There is not too much one can do about it except wait it out. Climate change has happened before. Up until the 13th century, Greenland was actually a fairly prosperous place, but then a little ice age set in and the colonists appear to have vanished from the pages of history. The town of Garðar was actually a bishopric, but nothing remains of its past glory.

Actually, I wouldn’t mind another “little ice age,” but who knows what will happen in the years to come?

It’s Already Here

Lone Fire Fighter in Midst of Rapidly Growing Brush Fire

We have become used to talking about climate change as something that’ll take place in the future. Sorry, but it’s here already. It’s not like the Cold War, when we were constantly afraid of a nuclear holocaust that never happened, because both sides acted fairly reasonably.

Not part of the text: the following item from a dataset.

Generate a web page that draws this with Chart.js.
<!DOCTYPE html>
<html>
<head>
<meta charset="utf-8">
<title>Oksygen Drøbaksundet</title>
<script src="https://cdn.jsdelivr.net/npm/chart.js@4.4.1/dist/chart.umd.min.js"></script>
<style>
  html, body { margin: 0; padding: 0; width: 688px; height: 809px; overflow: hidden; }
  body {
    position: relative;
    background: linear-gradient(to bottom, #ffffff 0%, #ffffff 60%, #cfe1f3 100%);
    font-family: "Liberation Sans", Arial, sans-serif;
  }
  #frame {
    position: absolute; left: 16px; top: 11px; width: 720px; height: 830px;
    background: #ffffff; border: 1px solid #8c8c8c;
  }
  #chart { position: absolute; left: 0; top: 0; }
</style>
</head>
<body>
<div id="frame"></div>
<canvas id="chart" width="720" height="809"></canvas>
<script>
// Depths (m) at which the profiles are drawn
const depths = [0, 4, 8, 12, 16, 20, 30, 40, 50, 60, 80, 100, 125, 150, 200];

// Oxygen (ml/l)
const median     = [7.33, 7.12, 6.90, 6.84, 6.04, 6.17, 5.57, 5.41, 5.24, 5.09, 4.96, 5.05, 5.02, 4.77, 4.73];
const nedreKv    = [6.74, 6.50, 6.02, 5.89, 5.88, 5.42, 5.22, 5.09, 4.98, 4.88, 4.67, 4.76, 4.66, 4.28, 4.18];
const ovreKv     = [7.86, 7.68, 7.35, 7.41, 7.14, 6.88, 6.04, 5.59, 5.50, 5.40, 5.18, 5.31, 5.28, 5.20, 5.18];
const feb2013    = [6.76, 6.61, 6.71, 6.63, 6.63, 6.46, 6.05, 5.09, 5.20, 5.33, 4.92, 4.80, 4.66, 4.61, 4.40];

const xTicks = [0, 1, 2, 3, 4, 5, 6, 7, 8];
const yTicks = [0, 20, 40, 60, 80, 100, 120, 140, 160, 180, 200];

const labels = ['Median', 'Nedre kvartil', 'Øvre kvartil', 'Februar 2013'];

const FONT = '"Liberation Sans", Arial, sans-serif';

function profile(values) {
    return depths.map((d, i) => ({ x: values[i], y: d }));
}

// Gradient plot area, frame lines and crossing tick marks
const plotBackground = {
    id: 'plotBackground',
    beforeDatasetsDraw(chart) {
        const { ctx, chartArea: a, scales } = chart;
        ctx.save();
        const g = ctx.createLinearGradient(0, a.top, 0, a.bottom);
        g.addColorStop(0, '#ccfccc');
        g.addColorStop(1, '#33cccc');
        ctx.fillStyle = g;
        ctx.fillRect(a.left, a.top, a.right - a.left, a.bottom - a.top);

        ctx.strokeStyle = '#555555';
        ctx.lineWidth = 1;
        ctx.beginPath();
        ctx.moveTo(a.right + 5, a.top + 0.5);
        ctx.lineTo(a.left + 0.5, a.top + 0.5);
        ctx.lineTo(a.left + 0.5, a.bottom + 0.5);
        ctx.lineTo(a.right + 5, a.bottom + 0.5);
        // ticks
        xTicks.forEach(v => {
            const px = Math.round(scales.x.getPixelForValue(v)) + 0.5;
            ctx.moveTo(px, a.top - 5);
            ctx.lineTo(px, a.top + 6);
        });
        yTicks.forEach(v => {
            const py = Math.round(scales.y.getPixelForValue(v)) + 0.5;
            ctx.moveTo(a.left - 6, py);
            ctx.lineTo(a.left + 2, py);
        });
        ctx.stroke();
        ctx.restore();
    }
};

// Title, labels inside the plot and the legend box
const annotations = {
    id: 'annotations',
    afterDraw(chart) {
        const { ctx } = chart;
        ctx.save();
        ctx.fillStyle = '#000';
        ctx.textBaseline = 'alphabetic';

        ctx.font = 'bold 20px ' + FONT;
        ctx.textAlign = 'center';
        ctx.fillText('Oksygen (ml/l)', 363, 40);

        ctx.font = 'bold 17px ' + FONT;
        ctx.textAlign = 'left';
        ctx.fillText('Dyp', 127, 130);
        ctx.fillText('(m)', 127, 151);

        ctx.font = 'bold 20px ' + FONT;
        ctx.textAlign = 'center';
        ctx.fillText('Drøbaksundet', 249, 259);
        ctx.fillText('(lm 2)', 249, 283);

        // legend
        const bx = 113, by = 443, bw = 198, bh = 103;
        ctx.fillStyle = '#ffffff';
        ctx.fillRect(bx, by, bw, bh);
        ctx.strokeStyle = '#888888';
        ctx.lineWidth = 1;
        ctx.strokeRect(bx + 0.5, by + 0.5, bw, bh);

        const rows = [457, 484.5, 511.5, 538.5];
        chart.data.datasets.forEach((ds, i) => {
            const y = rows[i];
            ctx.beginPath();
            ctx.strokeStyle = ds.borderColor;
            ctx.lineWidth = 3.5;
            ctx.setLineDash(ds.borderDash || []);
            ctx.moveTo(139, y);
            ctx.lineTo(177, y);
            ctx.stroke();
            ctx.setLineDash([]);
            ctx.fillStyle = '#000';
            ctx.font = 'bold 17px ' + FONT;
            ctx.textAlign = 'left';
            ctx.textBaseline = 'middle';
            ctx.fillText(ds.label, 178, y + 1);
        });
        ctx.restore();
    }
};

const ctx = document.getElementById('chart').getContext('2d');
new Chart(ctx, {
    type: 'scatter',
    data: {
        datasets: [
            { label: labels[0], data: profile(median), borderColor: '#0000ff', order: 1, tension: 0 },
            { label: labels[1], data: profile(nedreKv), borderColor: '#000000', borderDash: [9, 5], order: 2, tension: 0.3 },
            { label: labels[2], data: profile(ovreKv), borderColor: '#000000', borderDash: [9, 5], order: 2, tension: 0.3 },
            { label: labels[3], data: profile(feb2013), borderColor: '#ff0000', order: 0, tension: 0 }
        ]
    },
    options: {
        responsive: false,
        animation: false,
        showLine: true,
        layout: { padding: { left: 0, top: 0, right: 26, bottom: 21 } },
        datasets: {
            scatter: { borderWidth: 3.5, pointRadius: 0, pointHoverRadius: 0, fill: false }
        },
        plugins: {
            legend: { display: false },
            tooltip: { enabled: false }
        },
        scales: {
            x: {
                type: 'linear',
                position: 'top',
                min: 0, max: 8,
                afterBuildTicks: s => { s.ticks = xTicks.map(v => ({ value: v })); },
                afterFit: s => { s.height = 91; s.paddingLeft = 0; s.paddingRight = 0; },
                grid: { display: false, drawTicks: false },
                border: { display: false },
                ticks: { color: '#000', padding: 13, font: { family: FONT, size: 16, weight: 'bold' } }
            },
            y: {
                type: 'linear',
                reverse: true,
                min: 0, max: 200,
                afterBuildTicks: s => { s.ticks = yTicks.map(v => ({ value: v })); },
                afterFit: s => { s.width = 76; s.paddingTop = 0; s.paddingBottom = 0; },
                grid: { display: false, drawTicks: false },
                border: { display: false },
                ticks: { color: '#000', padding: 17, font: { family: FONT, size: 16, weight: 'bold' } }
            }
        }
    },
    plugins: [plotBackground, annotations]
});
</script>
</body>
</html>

But this is not the same America any more. Half the voting population is cray-cray, thinking that Democrats eat babies in the nonexistent basements of pizza parlors (as qAnon believes). Yes, and water flows uphill; the earth is flat; and the sun revolves around the earth. Vladimir Putin looked and acted more reasonable than our last president, who sounds more and more demented every time he opens his mouth.

Who would ever have thought that we, as a country, could become a victim of Alzheimer’s? Yet, it appears that we have.

So what am I going to do about it? I will continue to vote reasonably even if the others won’t. They are accumulating very bad juju and will eventually pay the price for it. I have some faith that the world will eventually right itself even if we continue to make disastrous mistakes.

I guess that makes me an optimist. Who would have thunk it?

Florida … Going, Going, Gone!

The Only Part of Florida I Really Like Are the Keys

Whatever you may think of Florida, and whatever you may think of global warming, Florida is sinking into the sea. Back when I was an infant, I used to live in Lake Worth, Florida, just south of West Palm Beach. My Dad didn’t like it much at all: With his delicate st0mach, he didn’t like to pick up the bodies of dead alligators, load them into a truck, and unload them at their final destination.

For a while in the 1980s and 1990s, my parents owned a condominium in Hollywood, at a place called Carriage Hills. I visited them from time to time, but had difficulties with the heat and humidity. Not that I saw much of the state, but I did go several times down to the Keys, which I loved. The first time was right after Hurricane Andrew struck. I was so amazed at miles of houses and apartments sans roofs that I kept accidentally exiting at all the offramps.

The highest point in the state is only 345 feet, and that’s near the Georgia border. Miami’s elevation is between six and seven feet. As glacial and polar ice continues to melt, Florida will assume a different shape in the years to come:

What Florida Will Look Like in the Not Too Distant Future

The left is Florida as it looks today. At the right, you can see what a five- and ten-meter rise in water level will do to the peninsula. You can kiss Miami goodbye.